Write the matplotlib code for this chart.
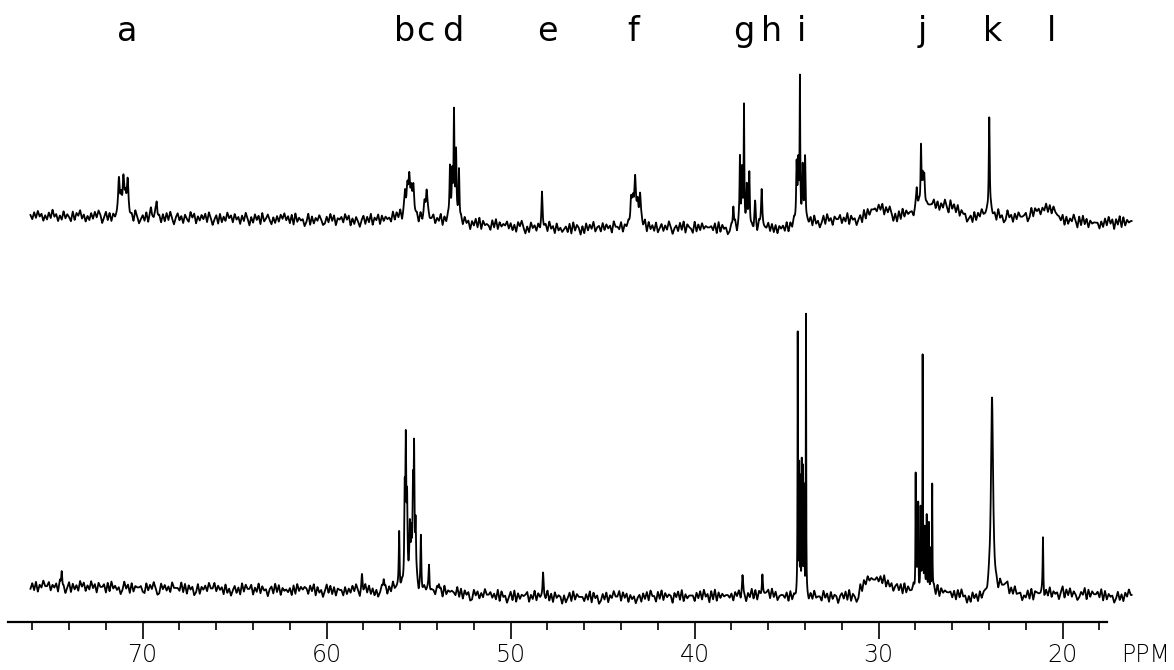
import numpy as np
import matplotlib
matplotlib.use("Agg")
import matplotlib.pyplot as plt
from matplotlib.ticker import MultipleLocator, FixedLocator

# ---------------- data ----------------
# peak labels above the spectra
label_text = ["a", "b", "c", "d", "e", "f", "g", "h", "i", "j", "k", "l"]
label_ppm = [70.85, 55.74, 54.66, 53.14, 48.03, 43.35, 37.32, 35.80, 34.22, 27.65, 23.79, 20.58]

# top spectrum: lines (ppm, height, half-width in ppm)
top_ppm = [71.29, 71.17, 71.05, 70.93, 70.82, 69.55, 69.24,
           55.74, 55.62, 55.51, 55.40, 55.29, 54.68, 54.57,
           53.30, 53.18, 53.08, 52.97, 52.81, 48.30,
           43.46, 43.35, 43.24, 43.10, 42.97,
           37.90, 37.54, 37.43, 37.32, 37.17, 37.03, 36.72, 36.36,
           34.46, 34.37, 34.28, 34.13, 34.00,
           27.93, 27.70, 27.61, 27.52, 23.99]
top_height = [30, 18, 35, 18, 31, 8, 14,
              24, 22, 38, 20, 30, 14, 27,
              52, 42, 100, 68, 55, 30,
              26, 18, 42, 20, 32,
              22, 68, 55, 118, 40, 55, 24, 40,
              58, 55, 140, 52, 70,
              22, 62, 24, 32, 100]
top_width = [0.05, 0.05, 0.05, 0.05, 0.05, 0.04, 0.04,
             0.05, 0.05, 0.05, 0.05, 0.05, 0.05, 0.05,
             0.03, 0.03, 0.025, 0.03, 0.03, 0.03,
             0.05, 0.05, 0.05, 0.05, 0.05,
             0.03, 0.025, 0.03, 0.02, 0.03, 0.03, 0.04, 0.04,
             0.03, 0.03, 0.02, 0.03, 0.03,
             0.04, 0.025, 0.04, 0.04, 0.03]

# bottom spectrum: lines (ppm, height, half-width in ppm)
bot_ppm = [74.40, 58.08, 56.90,
           56.06, 55.76, 55.70, 55.63, 55.48, 55.40, 55.31, 55.25, 55.17,
           54.88, 54.44, 53.90, 48.24, 37.40, 36.32,
           34.40, 34.32, 34.25, 34.18, 34.11, 34.04, 33.95,
           27.99, 27.92, 27.85, 27.72, 27.61, 27.50, 27.39, 27.27, 27.18, 27.09,
           23.84, 21.07]
bot_height = [18, 14, 10,
              56, 88, 122, 80, 50, 45, 90, 125, 60,
              50, 27, 8, 24, 14, 20,
              255, 125, 115, 135, 120, 105, 282,
              120, 60, 85, 78, 238, 55, 75, 68, 45, 108,
              194, 55]
bot_width = [0.03, 0.03, 0.03,
             0.025, 0.03, 0.025, 0.03, 0.03, 0.03, 0.03, 0.025, 0.03,
             0.025, 0.03, 0.03, 0.03, 0.03, 0.03,
             0.012, 0.012, 0.012, 0.012, 0.012, 0.012, 0.012,
             0.014, 0.014, 0.014, 0.014, 0.014, 0.014, 0.014, 0.014, 0.014, 0.014,
             0.07, 0.02]

# baseline levels (ppm, level)
top_base_ppm = [76, 73, 70, 66, 62, 58, 56, 52, 50, 47, 44, 41, 38, 36, 35, 33, 31,
                30, 29, 28, 27, 26, 25, 24, 23, 22, 21, 20, 18, 16.3]
top_base_lvl = [406, 405, 404, 403, 402, 401, 404, 398, 395, 393, 394, 394, 393, 392, 394,
                401, 403, 415, 405, 410, 417, 415, 404, 407, 405, 404, 416, 402, 398, 400]
bot_base_ppm = [76, 72, 68, 64, 60, 57, 56.5, 54, 52, 50, 46, 42, 38, 36, 34, 32, 31.2,
                30.6, 29.6, 28.8, 28.4, 26.7, 25, 24.5, 23.2, 22, 20, 17, 16.3]
bot_base_lvl = [35, 34, 33, 32, 31, 31, 33, 30, 27, 25, 24, 25, 26, 27, 24, 25, 26,
                42, 40, 34, 30, 30, 24, 22, 34, 26, 29, 25, 26]

# baseline noise, hand-typed digits (0..9), one every 0.1 ppm from 76.1 ppm
top_noise = ("5273846152739461528364182759361527384960"
             "4827163594273846195036281754946172839405"
             "8361742958163748295047182639572846173950"
             "6284719358416273859472819364503917264851"
             "2739481657395816274058273916481736452938"
             "4917283645718263945826491738569351728460"
             "6382917454183927465837261859405184627395"
             "7294618352462819375061837492562837461955"
             "3816472958527491836281472639504628391754"
             "1927384655638192745027491836547362819455"
             "5938271646281739465571648293503829461755"
             "8263917450471928365526381749506182937455"
             "1749382655582716394093728164503618274955"
             "7284619350294617385568139274504172839655"
             "3817264950829371645551628394707391826455")
bot_noise = ("3728164955826471935048173629582639471855"
             "7182946350394718265562183749501847362955"
             "5392817460281647395593746182504726193855"
             "8163927450572938164536182947576284917350"
             "4938271655172638495074938261503857162945"
             "6271839450918374625528471936565392817460"
             "1847263955736291845048291736568163927455"
             "3927184650614829375552739184602738164955"
             "9284716350461738295518392746507482916355"
             "5173829460829173645536174829506392817455"
             "6829371455371826495081627394552947183650"
             "5738291640192837465574839162504627193855"
             "9163728450382917465562718394505184729365"
             "2738461955791628345043829176558173926450"
             "5917382640264918375573918264503826174955")

tick_major = [70, 60, 50, 40, 30, 20]

# ---------------- build spectra ----------------
x = np.arange(76.1, 16.25, -0.003)


def spectrum(pk_ppm, pk_h, pk_w, b_ppm, b_lvl, noise):
    y = np.zeros_like(x)
    for c, h, w in zip(pk_ppm, pk_h, pk_w):
        y += h / (1.0 + ((x - c) / w) ** 2)
    bp = np.array(b_ppm)[::-1]
    bl = np.array(b_lvl)[::-1]
    y += np.interp(x, bp, bl)
    nv = (np.array([int(ch) for ch in noise]) - 4.5) * 1.4
    npos = 76.1 - 0.1 * np.arange(len(nv))
    y += np.interp(x, npos[::-1], nv[::-1])
    return y


y_top = spectrum(top_ppm, top_height, top_width, top_base_ppm, top_base_lvl, top_noise)
y_bot = spectrum(bot_ppm, bot_height, bot_width, bot_base_ppm, bot_base_lvl, bot_noise)

# ---------------- draw ----------------
W, H = 1174, 670
fig = plt.figure(figsize=(W / 100, H / 100), dpi=100)
axis_y = 621.7
ax = fig.add_axes([8 / W, (H - axis_y) / H, (1107 - 8) / W, axis_y / H])
ax.set_xlim(77.32, 17.59)
ax.set_ylim(0, axis_y)

ax.plot(x, y_top, color="black", lw=1.3, clip_on=False)
ax.plot(x, y_bot, color="black", lw=1.3, clip_on=False)

for t, p in zip(label_text, label_ppm):
    ax.text(p, axis_y - 41, t, ha="center", va="baseline", fontsize=24,
            family="DejaVu Sans", color="black")

for s in ["top", "left", "right"]:
    ax.spines[s].set_visible(False)
ax.spines["bottom"].set_linewidth(1.6)
ax.yaxis.set_visible(False)
ax.xaxis.set_major_locator(FixedLocator(tick_major))
ax.xaxis.set_minor_locator(MultipleLocator(2))
ax.set_xticklabels([str(v) for v in tick_major])
ax.tick_params(axis="x", which="major", direction="out", length=12.5, width=1.2,
               pad=3, labelsize=17, colors="black")
ax.tick_params(axis="x", which="minor", direction="out", length=5.5, width=1.2)
for lab in ax.get_xticklabels():
    lab.set_fontweight("light")

fig.text(1121 / W, 1 - 643 / H, "PPM", ha="left", va="top", fontsize=17,
         fontweight="light", color="black")

fig.savefig("out.png", dpi=100, facecolor="white")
====
▸ DIRECTIONS
Show every line that contains the word "matplotlib".

▸ RESULT
Write the matplotlib code for this chart.
import matplotlib
matplotlib.use("Agg")
import matplotlib.pyplot as plt
from matplotlib.ticker import MultipleLocator, FixedLocator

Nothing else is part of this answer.